Is it possible to put 2 motherboards in one case to expand the amount of memory and power put to the computer? Sorry, I am new to this modding thing and I thought about the Dual Motherboards and was wondering if it would work.

-Cynre


----------



## alexp999 (Apr 14, 2009)

You can put two motherboards in one case (if you get one big enough), but they cant combine for better performance at a consumer level.


----------



## Cynre (Apr 14, 2009)

oh damn, i was hoping it could improve performance and shit, that woulda been sick


----------



## hat (Apr 14, 2009)

Putting two computers in one case does not automatically make it one computer. Supercomputers are really just a bunch of regular computers linked togeather, check the specs of the new supercomputer that was just recently built, it has thousands and thousands of processors. You would have to network them togeather somehow, but it would be more efficent to just build one really fast computer instead of two mediocre ones. Also, by cramming two computers in one case there are bound to be some serious heat issues.


----------



## alucasa (Apr 14, 2009)

Well, you can try dual-socket motherboards. And there was a case by Thermaltake where you could install an ATX motherboard and a mini-itx board in the same chasis. Though it did not combine the two computing powers.

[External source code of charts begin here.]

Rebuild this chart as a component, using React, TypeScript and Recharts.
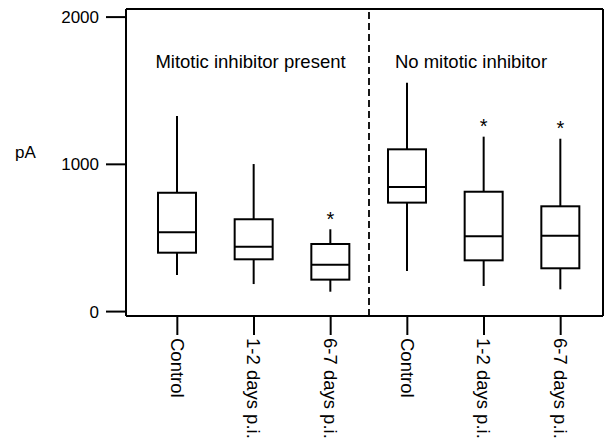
import React from 'react';
import { ComposedChart, Bar, Scatter, XAxis, YAxis, ReferenceLine, LabelList } from 'recharts';

// ---- data ----
const ids = ['mi-control', 'mi-12', 'mi-67', 'no-control', 'no-12', 'no-67'];
const tickLabels = ['Control', '1-2 days p.i.', '6-7 days p.i.', 'Control', '1-2 days p.i.', '6-7 days p.i.'];
const groupTitles = ['Mitotic inhibitor present', 'No mitotic inhibitor'];
const whiskerLow = [249, 187, 135, 276, 174, 151];
const q1 = [400, 355, 217, 740, 348, 294];
const median = [539, 441, 318, 846, 511, 515];
const q3 = [807, 627, 459, 1102, 814, 715];
const whiskerHigh = [1328, 1002, 559, 1554, 1188, 1174];
const significance = ['', '', '*', '', '*', '*'];
const yTicks = [0, 1000, 2000];
const yDomain: [number, number] = [-30, 2055];
const yLabel = 'pA';

const data = ids.map((id, i) => ({
  id,
  whisker: [whiskerLow[i], whiskerHigh[i]],
  box: [q1[i], q3[i]],
  median: median[i],
  sig: significance[i],
}));

const FONT = '"Liberation Sans", Arial, Helvetica, sans-serif';
const INK = '#000';
const BOX_W = 38;

const WhiskerShape = (p: any) => {
  const cx = p.x + p.width / 2;
  return <line x1={cx} x2={cx} y1={p.y} y2={p.y + p.height} stroke={INK} strokeWidth={2} />;
};

const BoxShape = (p: any) => (
  <rect x={p.x} y={p.y} width={p.width} height={p.height} fill="#fff" stroke={INK} strokeWidth={2} />
);

const MedianShape = (p: any) => (
  <line x1={p.cx - BOX_W / 2} x2={p.cx + BOX_W / 2} y1={p.cy} y2={p.cy} stroke={INK} strokeWidth={2} />
);

const StarLabel = (p: any) =>
  p.value ? (
    <text x={p.x + p.width / 2} y={p.y - 3.5} textAnchor="middle" fontSize={20} fontFamily={FONT} fill={INK}>
      {p.value}
    </text>
  ) : null;

const XTick = (p: any) => {
  const { x, y, payload } = p;
  const idx = ids.indexOf(payload.value);
  const label = idx >= 0 ? tickLabels[idx] : String(payload.value);
  return (
    <g transform={`translate(${x},${y})`}>
      <text transform="rotate(90)" x={0} y={6.6} textAnchor="start" fontSize={18.5} fontFamily={FONT} fill={INK}>
        {label}
      </text>
    </g>
  );
};

export default function App() {
  return (
    <div style={{ position: 'absolute', left: 0, top: 0, width: 604, height: 441, background: '#fff' }}>
      <ComposedChart
        width={604}
        height={441}
        data={data}
        margin={{ top: 8, right: 0, bottom: 0, left: 0 }}
        barGap={-BOX_W}
      >
        <XAxis
          dataKey="id"
          type="category"
          height={125}
          padding={{ left: 13, right: 4 }}
          axisLine={{ stroke: INK, strokeWidth: 2 }}
          tickLine={{ stroke: INK, strokeWidth: 2 }}
          tickSize={19}
          tickMargin={3}
          tick={<XTick />}
          interval={0}
        />
        <XAxis
          xAxisId="top"
          dataKey="id"
          type="category"
          orientation="top"
          height={1}
          padding={{ left: 13, right: 4 }}
          axisLine={{ stroke: INK, strokeWidth: 2 }}
          tick={false}
          tickLine={false}
        />
        <YAxis
          type="number"
          width={126}
          domain={yDomain}
          allowDataOverflow
          ticks={yTicks}
          interval={0}
          axisLine={{ stroke: INK, strokeWidth: 2 }}
          tickLine={{ stroke: INK, strokeWidth: 2 }}
          tickSize={20}
          tickMargin={7}
          tick={{ fill: INK, fontSize: 17, fontFamily: FONT }}
        />
        <YAxis
          yAxisId="right"
          orientation="right"
          type="number"
          width={1}
          domain={yDomain}
          allowDataOverflow
          ticks={yTicks}
          axisLine={{ stroke: INK, strokeWidth: 2 }}
          tick={false}
          tickLine={false}
        />
        <ReferenceLine
          x="mi-67"
          position="end"
          stroke={INK}
          strokeWidth={1.8}
          strokeDasharray="7 4"
        />
        <Bar dataKey="whisker" barSize={BOX_W} shape={<WhiskerShape />} isAnimationActive={false}>
          <LabelList dataKey="sig" content={<StarLabel />} />
        </Bar>
        <Bar dataKey="box" barSize={BOX_W} shape={<BoxShape />} isAnimationActive={false} />
        <Scatter dataKey="median" shape={<MedianShape />} isAnimationActive={false} />
      </ComposedChart>
      <svg
        width={604}
        height={441}
        style={{ position: 'absolute', left: 0, top: 0, pointerEvents: 'none' }}
      >
        <text x={250.5} y={68.3} textAnchor="middle" fontSize={18.5} fontFamily={FONT} fill={INK}>
          {groupTitles[0]}
        </text>
        <text x={471} y={68.3} textAnchor="middle" fontSize={18.5} fontFamily={FONT} fill={INK}>
          {groupTitles[1]}
        </text>
        <text x={15} y={157.5} textAnchor="start" fontSize={17} fontFamily={FONT} fill={INK}>
          {yLabel}
        </text>
      </svg>
    </div>
  );
}
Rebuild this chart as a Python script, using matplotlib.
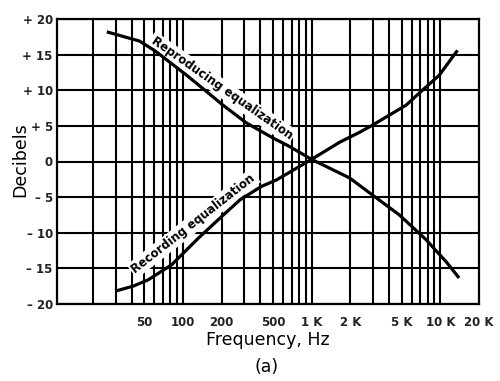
import matplotlib
matplotlib.use("Agg")
import matplotlib.pyplot as plt

# Data
repro_freq = [25.6, 46, 61, 75, 107, 153, 205, 312, 501, 675, 1000, 1970, 2970, 4810, 7780, 11150, 14000]
repro_db = [18.2, 16.9, 15.5, 14.25, 12.1, 9.8, 7.9, 5.4, 3.3, 2.1, 0.3, -2.3, -4.7, -7.5, -11.0, -14.1, -16.35]

rec_freq = [29.7, 41, 53.8, 81.7, 131, 212, 277, 407, 532, 1000, 1650, 2360, 2970, 5420, 7260, 9810, 13600]
rec_db = [-18.2, -17.5, -16.6, -14.5, -10.8, -7.3, -5.4, -3.5, -2.6, 0.3, 2.7, 4.1, 5.1, 7.9, 10.0, 12.1, 15.6]

x_ticks = [50, 100, 200, 500, 1000, 2000, 5000, 10000, 20000]
x_labels = ["50", "100", "200", "500", "1 K", "2 K", "5 K", "10 K", "20 K"]
y_ticks = [20, 15, 10, 5, 0, -5, -10, -15, -20]
y_labels = ["+ 20", "+ 15", "+ 10", "+ 5", "0", "\u2013 5", "\u2013 10", "\u2013 15", "\u2013 20"]
grid_freqs = [20, 30, 40, 50, 60, 70, 80, 90,
              100, 200, 300, 400, 500, 600, 700, 800, 900,
              1000, 2000, 3000, 4000, 5000, 6000, 7000, 8000, 9000, 10000]

fig = plt.figure(figsize=(5.0, 3.81), dpi=100)
ax = fig.add_axes([57/500, 1-304/381, (479-57)/500, (304-19)/381])
ax.set_xscale("log")
ax.set_xlim(10.5, 20000)
ax.set_ylim(-20, 20)

for f in grid_freqs:
    ax.axvline(f, color="black", lw=1.5, zorder=1)
for y in y_ticks:
    ax.axhline(y, color="black", lw=1.5, zorder=1)

for s in ax.spines.values():
    s.set_linewidth(1.6)

ax.plot(repro_freq, repro_db, color="black", lw=2.3, zorder=3, solid_capstyle="butt")
ax.plot(rec_freq, rec_db, color="black", lw=2.3, zorder=3, solid_capstyle="butt")

ax.set_xticks(x_ticks)
ax.set_xticklabels(x_labels, fontsize=8.5, fontweight="bold", color="#222222")
ax.xaxis.set_minor_locator(matplotlib.ticker.NullLocator())
ax.set_yticks(y_ticks)
ax.set_yticklabels(y_labels, fontsize=8.5, fontweight="bold", color="#222222")
ax.tick_params(axis="both", length=0)
ax.tick_params(axis="x", pad=9)
ax.tick_params(axis="y", pad=3)

box = dict(facecolor="white", edgecolor="none", pad=1.5)
ax.text(200, 10.3, "Reproducing equalization", rotation=-35, rotation_mode="anchor",
        ha="center", va="center", fontsize=8.5, fontweight="bold", bbox=box, zorder=2)
ax.text(121, -8.7, "Recording equalization", rotation=38, rotation_mode="anchor",
        ha="center", va="center", fontsize=8.5, fontweight="bold", bbox=box, zorder=2)

fig.text(20/500, 1-160/381, "Decibels", rotation=90, ha="center", va="center", fontsize=12.5)
fig.text(268/500, 1-340/381, "Frequency, Hz", ha="center", va="center", fontsize=12.5)
fig.text(267/500, 1-367/381, "(a)", ha="center", va="center", fontsize=12.5)

fig.savefig("out.png", dpi=100, facecolor="white")
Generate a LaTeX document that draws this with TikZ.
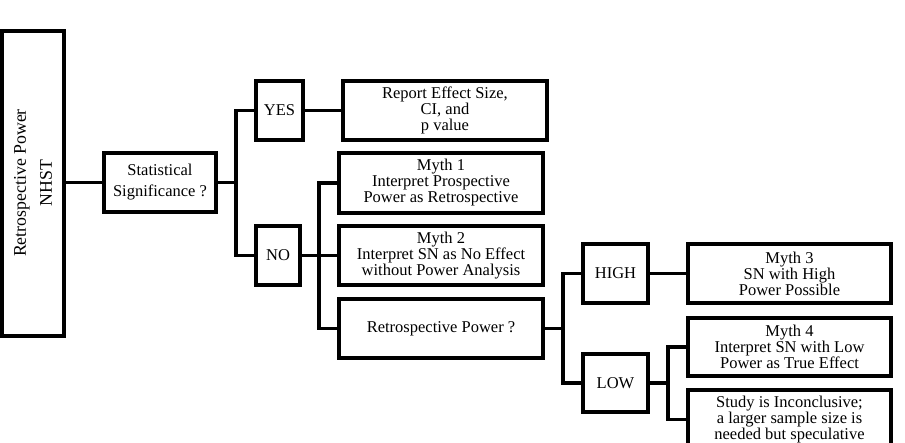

There are a few rackmount chassis that lets you build two mini-itx systems in one.

If you have money to burn, google(or wiki) blade server.


----------



## Mussels (Apr 14, 2009)

Cynre said:


> Is it possible to put 2 motherboards in one case to expand the amount of memory and power put to the computer? Sorry, I am new to this modding thing and I thought about the Dual Motherboards and was wondering if it would work.
> 
> -Cynre



the same thing applies to dual and quad core proccessors.

In car terms, you're adding more wheels.

2 wheels at 3,000 RPM or 4 wheels at 3,000 RPM - they're still going 3,000 RPM and no matter how many you add, it aint going any faster. The analogy part kicks in because each wheel/CPU core can carry its own weight limit - the more you have, the more you can do at any one time.

(with two motherboards, you're simply having two PC's sharing a case. technically you can do more at once, because each PC could be doing separate things)


----------



## Studabaker (Apr 14, 2009)

Man oh man, that is rich


----------



## a_ump (Apr 14, 2009)

haha would definitely be an idea if it would work, but what would the point of having 2 computers in one case be? and i would thk it'd be an interesting project if say 2 brother have computer right beside each other, and intead of 2 towers, custom build a single tower with badass air flow that would hold both systems in it. other than that i can't think of a reason lol


----------



## Mussels (Apr 14, 2009)

a_ump said:


> haha would definitely be an idea if it would work, but what would the point of having 2 computers in one case be? and i would thk it'd be an interesting project if say 2 brother have computer right beside each other, and intead of 2 towers, custom build a single tower with badass air flow that would hold both systems in it. other than that i can't think of a reason lol



i've seen people do it, have an ITX system inside their tower to run a fileserver/torrent and so on. The tricky part is fitting a second PSU in the case.


----------



## Geofrancis (Apr 14, 2009)

i have been wanting to do this for a while i found some 5.25" industrial motherboards that will go in  a dvd bay but they were far too expensive failing that i was going to go with a pico-itx or nano-itx  for a bit torrent and file server.


----------